Lifetime Brands has reported slightly lower consolidated net sales and an increase in net income for its fourth quarter ended December 31, 2015.
Net sales for the quarter were $185.9 million, a decrease of $4.1 million, or 2%, as compared to $190 million for the corresponding period last year. For the full fiscal year, net sales were $587.7 million in the year ended December 31, 2015, an increase of $1.7 million, or 0.3%, as compared to consolidated net sales of $586 million in 2014, which the company said was driven by strong sales of kitchenware, tableware and home solutions products, with a particularly strong increase in its home décor product category, where it leveraged its Bombay license.
The company’s net income was $11 million, or $0.77 per diluted share, in the fourth quarter ended December 31, 2015, as compared to net income of $9.3 million, or $0.66 per diluted share, in the corresponding period in 2014. For the 2015 fiscal year, net income was $12.3 million, or $0.86 per diluted share, as compared to net income of $1.5 million, or $0.11 per diluted share, in the corresponding period in 2014.
Jeffrey Siegel, Lifetime’s chairman and chief executive officer, commented that in kitchenware, the company benefited from strong increases in cutlery and the expansion of the Farberware brand. He also noted that tableware sales also rose.

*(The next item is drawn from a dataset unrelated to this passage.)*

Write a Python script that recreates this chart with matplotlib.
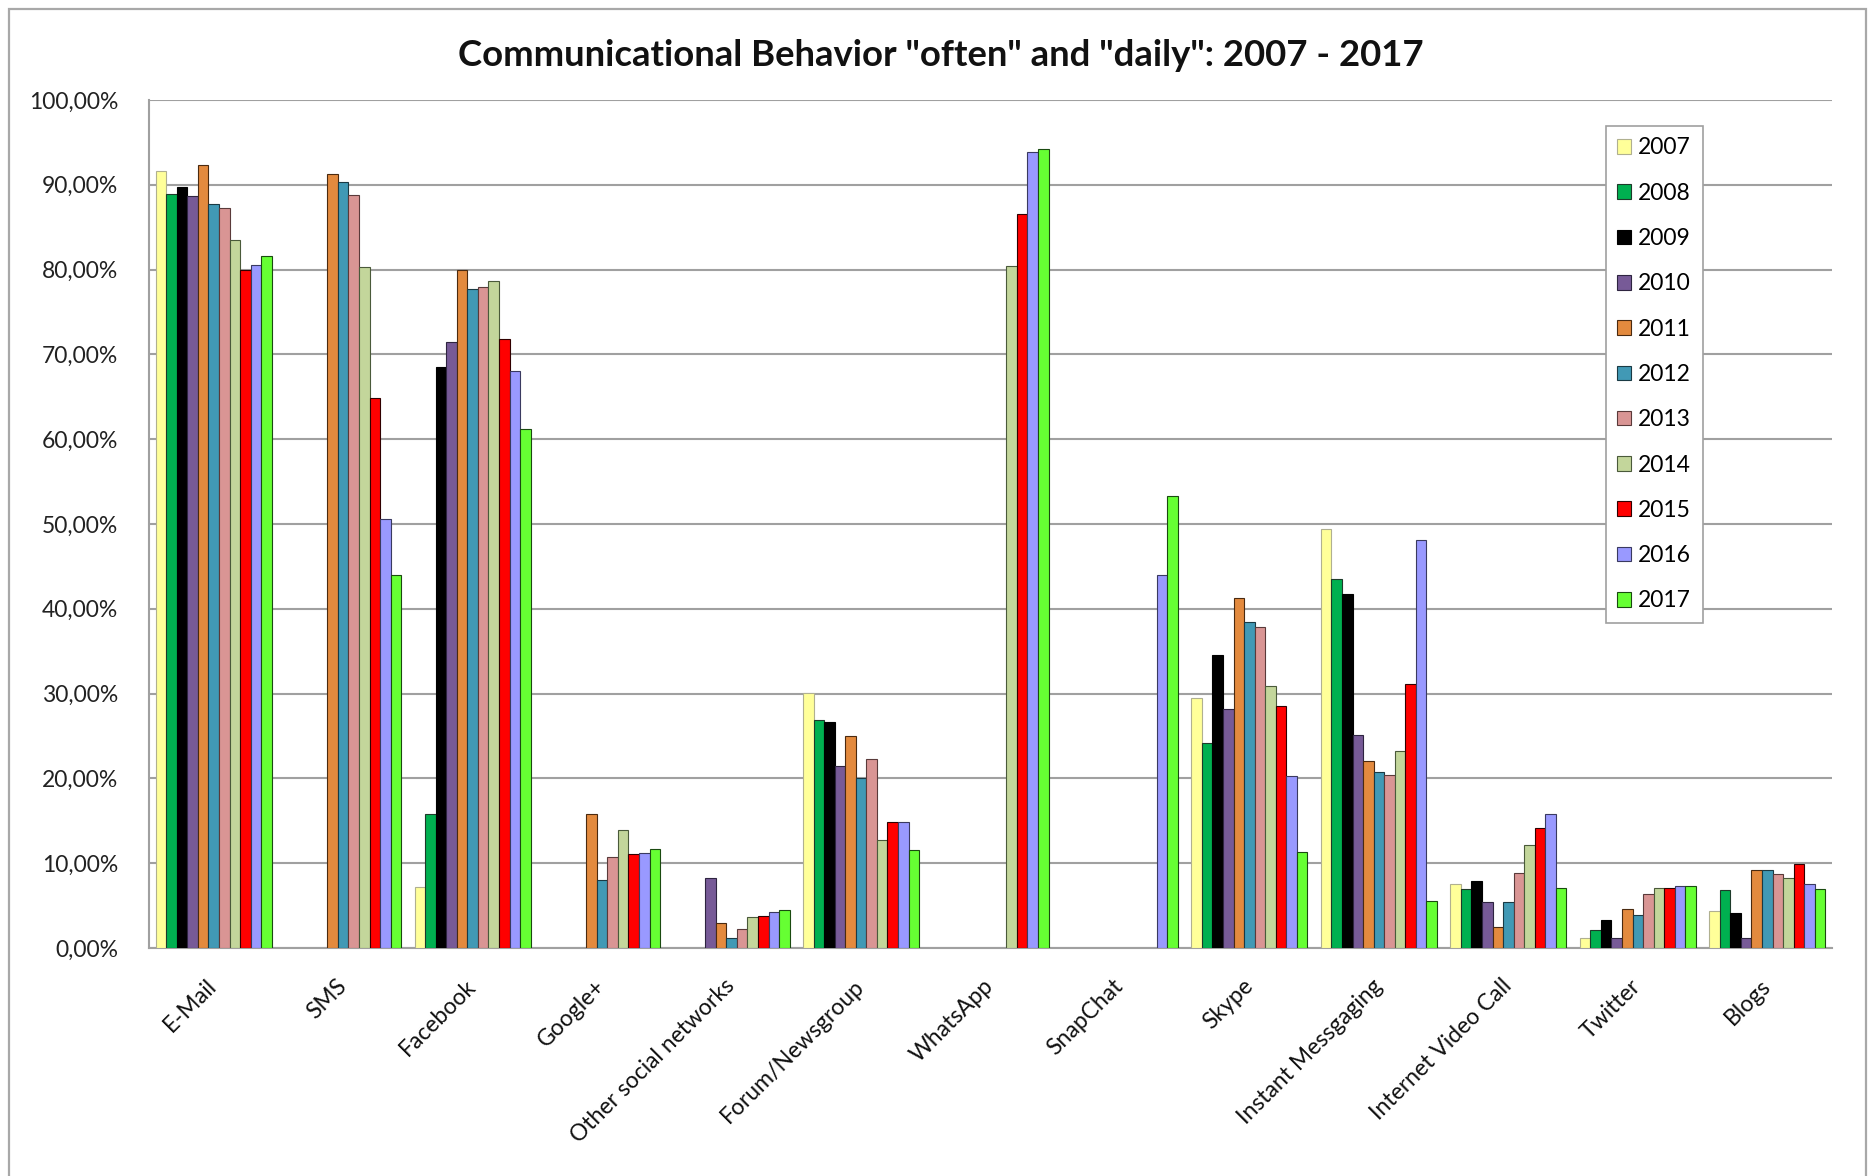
import numpy as np
import matplotlib
matplotlib.use("Agg")
import matplotlib.pyplot as plt
from matplotlib.patches import Patch, Rectangle
from matplotlib.ticker import FuncFormatter, MultipleLocator

plt.rcParams['font.family'] = ['Lato', 'DejaVu Sans']

categories = ["E-Mail", "SMS", "Facebook", "Google+", "Other social networks",
              "Forum/Newsgroup", "WhatsApp", "SnapChat", "Skype",
              "Instant Messgaging", "Internet Video Call", "Twitter", "Blogs"]
years = ["2007", "2008", "2009", "2010", "2011", "2012", "2013", "2014",
         "2015", "2016", "2017"]
nan = np.nan
# values in percent, one list per year, ordered as categories
v2007 = [91.6, nan, 7.2, nan, nan, 30.1, nan, nan, 29.5, 49.4, 7.5, 1.2, 4.4]
v2008 = [88.9, nan, 15.8, nan, nan, 26.9, nan, nan, 24.2, 43.5, 6.9, 2.1, 6.8]
v2009 = [89.7, nan, 68.5, nan, nan, 26.7, nan, nan, 34.5, 41.7, 7.9, 3.3, 4.1]
v2010 = [88.7, nan, 71.5, nan, 8.3, 21.5, nan, nan, 28.2, 25.1, 5.4, 1.2, 1.2]
v2011 = [92.3, 91.3, 80.0, 15.8, 3.0, 25.0, nan, nan, 41.3, 22.0, 2.5, 4.6, 9.2]
v2012 = [87.7, 90.3, 77.7, 8.0, 1.2, 20.0, nan, nan, 38.5, 20.7, 5.4, 3.9, 9.2]
v2013 = [87.3, 88.8, 77.9, 10.7, 2.2, 22.3, nan, nan, 37.8, 20.4, 8.8, 6.4, 8.7]
v2014 = [83.5, 80.3, 78.7, 13.9, 3.6, 12.7, 80.4, nan, 30.9, 23.2, 12.2, 7.1, 8.3]
v2015 = [79.9, 64.9, 71.8, 11.1, 3.8, 14.9, 86.5, nan, 28.5, 31.1, 14.2, 7.1, 9.9]
v2016 = [80.6, 50.6, 68.0, 11.2, 4.2, 14.9, 93.9, 44.0, 20.3, 48.1, 15.8, 7.3, 7.6]
v2017 = [81.6, 44.0, 61.2, 11.7, 4.5, 11.5, 94.2, 53.3, 11.3, 5.6, 7.1, 7.3, 6.9]
series = [v2007, v2008, v2009, v2010, v2011, v2012, v2013, v2014, v2015, v2016, v2017]

colors = ["#FFFF99", "#00B050", "#000000", "#775A97", "#E38A3E", "#4199B5",
          "#D99594", "#C3D69B", "#FF0000", "#9999FF", "#66FF33"]
edges = ["#B0B090", "#1E3A2A", "#000000", "#2E2440", "#4A2A10", "#1A3A44",
         "#5A3A3A", "#4A5A3A", "#300000", "#3A3A60", "#1A4A10"]

fig = plt.figure(figsize=(18.68, 11.76), dpi=100)
fig.patch.set_facecolor("white")
# outer chart frame
fig.patches.append(Rectangle((9/1868, -0.05), (1866-9)/1868, 1 - 9/1176 + 0.05,
                             transform=fig.transFigure, fill=False,
                             edgecolor="#A8A8A8", linewidth=1.6))

ax = fig.add_axes([149/1868, 1 - 948/1176, (1832-149)/1868, (948-100)/1176])
n = len(series)
x = np.arange(len(categories))
bw = 0.0815
for i, vals in enumerate(series):
    ax.bar(x - (n - 1) / 2 * bw + i * bw, vals, width=bw, color=colors[i],
           edgecolor=edges[i], linewidth=0.8, zorder=3)

ax.set_xlim(-0.5, len(categories) - 0.5)
ax.set_ylim(0, 100)
ax.yaxis.set_major_locator(MultipleLocator(10))
ax.yaxis.set_major_formatter(FuncFormatter(lambda v, p: f"{v:.2f}%".replace('.', ',')))
ax.grid(axis='y', color="#A0A0A0", linewidth=1.5, zorder=0)
ax.set_axisbelow(True)
for s in ["top", "right"]:
    ax.spines[s].set_visible(False)
for s in ["left", "bottom"]:
    ax.spines[s].set_color("#A0A0A0")
    ax.spines[s].set_linewidth(1.5)

ax.set_xticks(x)
ax.set_xticklabels(categories, rotation=45, ha='right', va='center',
                   rotation_mode='anchor', fontsize=16.5, color="#111111")
ax.tick_params(axis='x', length=0, pad=25)
ax.tick_params(axis='y', length=0, pad=22, labelsize=16.5, labelcolor="#222222")

fig.text(941/1868, 1 - 56/1176, 'Communicational Behavior "often" and "daily": 2007 - 2017',
         ha='center', va='center', fontsize=26.3, fontweight='bold', color="#111111")

handles = [Patch(facecolor=colors[i], edgecolor=edges[i], linewidth=0.8) for i in range(n)]
leg = fig.legend(handles, years, loc='upper left',
                 bbox_to_anchor=(1606/1868, 1 - 126/1176), borderaxespad=0,
                 fontsize=16.5, handlelength=0.6, handleheight=0.6,
                 handletextpad=0.3, labelspacing=1.06, fancybox=False,
                 edgecolor="#A0A0A0", framealpha=1, borderpad=0.5)
leg.get_frame().set_linewidth(1.2)

fig.savefig("out.png", dpi=100, facecolor="white")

“In 2015, net sales in the company’s U.S. wholesale segment grew by 3.9%. Sales of kitchenware, tableware and home solutions products all rose, with a particularly strong increase in our home décor product category, where we leveraged the Bombay license for giftables. In kitchenware, we benefited from strong increases in cutlery and the expansion of our important Farberware brand. Tableware sales also rose, reflecting good reception of several new programs for dinnerware and flatware,” said Siegel.

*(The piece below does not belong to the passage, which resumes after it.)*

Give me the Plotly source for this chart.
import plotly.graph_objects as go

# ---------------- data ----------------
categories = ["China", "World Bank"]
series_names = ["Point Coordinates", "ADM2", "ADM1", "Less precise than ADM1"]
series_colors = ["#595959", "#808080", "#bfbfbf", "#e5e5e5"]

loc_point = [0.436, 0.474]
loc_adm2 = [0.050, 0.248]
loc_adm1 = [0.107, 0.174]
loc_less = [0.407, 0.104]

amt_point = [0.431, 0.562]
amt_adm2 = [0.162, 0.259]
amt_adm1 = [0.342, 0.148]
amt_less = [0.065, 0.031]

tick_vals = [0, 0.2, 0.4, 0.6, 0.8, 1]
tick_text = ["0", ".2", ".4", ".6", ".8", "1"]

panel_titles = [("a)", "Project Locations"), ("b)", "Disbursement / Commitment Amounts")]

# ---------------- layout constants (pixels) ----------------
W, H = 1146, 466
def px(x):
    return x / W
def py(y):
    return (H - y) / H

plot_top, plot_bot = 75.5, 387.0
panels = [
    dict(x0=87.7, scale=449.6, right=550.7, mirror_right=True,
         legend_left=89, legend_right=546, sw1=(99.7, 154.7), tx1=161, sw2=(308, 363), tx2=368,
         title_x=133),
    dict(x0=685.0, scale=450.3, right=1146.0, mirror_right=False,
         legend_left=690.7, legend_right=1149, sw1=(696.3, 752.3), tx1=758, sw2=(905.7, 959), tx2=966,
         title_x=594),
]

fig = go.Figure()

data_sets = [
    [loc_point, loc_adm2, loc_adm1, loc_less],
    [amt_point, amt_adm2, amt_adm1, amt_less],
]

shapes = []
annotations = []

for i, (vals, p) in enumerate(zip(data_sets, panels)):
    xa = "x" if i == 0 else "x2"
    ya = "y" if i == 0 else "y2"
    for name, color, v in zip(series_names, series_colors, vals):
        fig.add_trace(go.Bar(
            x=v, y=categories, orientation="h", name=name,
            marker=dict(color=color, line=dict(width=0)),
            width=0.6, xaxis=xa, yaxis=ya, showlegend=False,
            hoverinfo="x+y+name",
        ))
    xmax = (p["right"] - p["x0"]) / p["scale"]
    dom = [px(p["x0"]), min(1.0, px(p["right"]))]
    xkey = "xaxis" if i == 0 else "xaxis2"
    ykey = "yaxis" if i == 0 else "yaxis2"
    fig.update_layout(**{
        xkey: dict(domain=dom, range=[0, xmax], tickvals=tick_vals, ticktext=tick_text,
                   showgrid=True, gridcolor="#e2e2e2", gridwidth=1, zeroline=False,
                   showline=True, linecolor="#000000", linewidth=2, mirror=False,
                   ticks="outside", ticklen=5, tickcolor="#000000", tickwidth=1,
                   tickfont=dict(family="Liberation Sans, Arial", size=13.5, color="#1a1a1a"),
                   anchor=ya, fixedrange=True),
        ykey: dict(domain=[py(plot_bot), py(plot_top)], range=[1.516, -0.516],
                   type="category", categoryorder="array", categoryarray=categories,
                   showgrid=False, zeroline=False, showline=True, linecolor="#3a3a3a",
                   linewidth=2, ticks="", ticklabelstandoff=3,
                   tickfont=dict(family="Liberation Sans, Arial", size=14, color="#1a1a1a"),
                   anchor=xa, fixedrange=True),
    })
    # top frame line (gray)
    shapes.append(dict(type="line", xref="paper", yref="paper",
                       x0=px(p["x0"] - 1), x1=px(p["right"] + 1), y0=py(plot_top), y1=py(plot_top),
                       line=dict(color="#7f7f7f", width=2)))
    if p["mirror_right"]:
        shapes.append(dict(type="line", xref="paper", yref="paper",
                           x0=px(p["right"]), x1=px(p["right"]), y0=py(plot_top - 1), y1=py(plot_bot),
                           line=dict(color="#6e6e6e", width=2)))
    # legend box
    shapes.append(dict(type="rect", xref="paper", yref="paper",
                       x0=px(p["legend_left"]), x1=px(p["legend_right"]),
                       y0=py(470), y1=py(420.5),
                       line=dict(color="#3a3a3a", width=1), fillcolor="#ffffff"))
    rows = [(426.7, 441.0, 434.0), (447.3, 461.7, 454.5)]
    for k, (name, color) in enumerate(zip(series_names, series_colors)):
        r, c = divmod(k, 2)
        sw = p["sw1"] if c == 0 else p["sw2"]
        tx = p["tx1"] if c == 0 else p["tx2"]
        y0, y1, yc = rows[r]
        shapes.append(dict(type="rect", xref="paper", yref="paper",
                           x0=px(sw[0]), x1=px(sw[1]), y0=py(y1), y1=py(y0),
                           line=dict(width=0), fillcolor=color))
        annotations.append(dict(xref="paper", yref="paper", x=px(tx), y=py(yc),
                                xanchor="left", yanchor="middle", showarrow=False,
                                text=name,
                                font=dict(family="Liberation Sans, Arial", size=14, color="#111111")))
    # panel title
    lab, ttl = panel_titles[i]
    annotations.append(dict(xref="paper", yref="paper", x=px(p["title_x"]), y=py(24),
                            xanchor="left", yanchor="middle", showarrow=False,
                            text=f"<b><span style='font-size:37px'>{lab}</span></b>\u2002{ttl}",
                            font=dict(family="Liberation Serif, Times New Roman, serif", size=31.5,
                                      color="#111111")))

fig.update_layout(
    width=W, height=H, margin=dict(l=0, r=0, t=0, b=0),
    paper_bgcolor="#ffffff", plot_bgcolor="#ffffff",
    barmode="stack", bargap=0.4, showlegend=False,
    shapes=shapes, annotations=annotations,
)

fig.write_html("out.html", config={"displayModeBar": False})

Siegel also indicated that Lifetime was undergoing a strategic review of its wholesale operations: “With the assistance of a major international consulting firm, we recently began an in-depth review of Lifetime’s U.S. wholesale businesses to ensure that we have the right structure to grow and thrive in today’s complex business environment. The study, which includes evaluations of our divisional organization structure, product pipeline and brand management, as well as SKU rationalization and SG&A spending, will serve as a blueprint to right size Lifetime’s SG&A expense base, realign our operating structure and redirect our operating activities to increase our efficiency and effectiveness. When fully implemented, we believe our business will be in a stronger position to achieve future growth and improved profitability.”
He continued, “To succeed with today’s consumers, housewares manufacturers need to deliver improved performance, expanded function and great design. The wide array of new products we offered clearly showed that Lifetime is leading this effort, keeping ahead of the curve on the ever-evolving kitchenware industry.”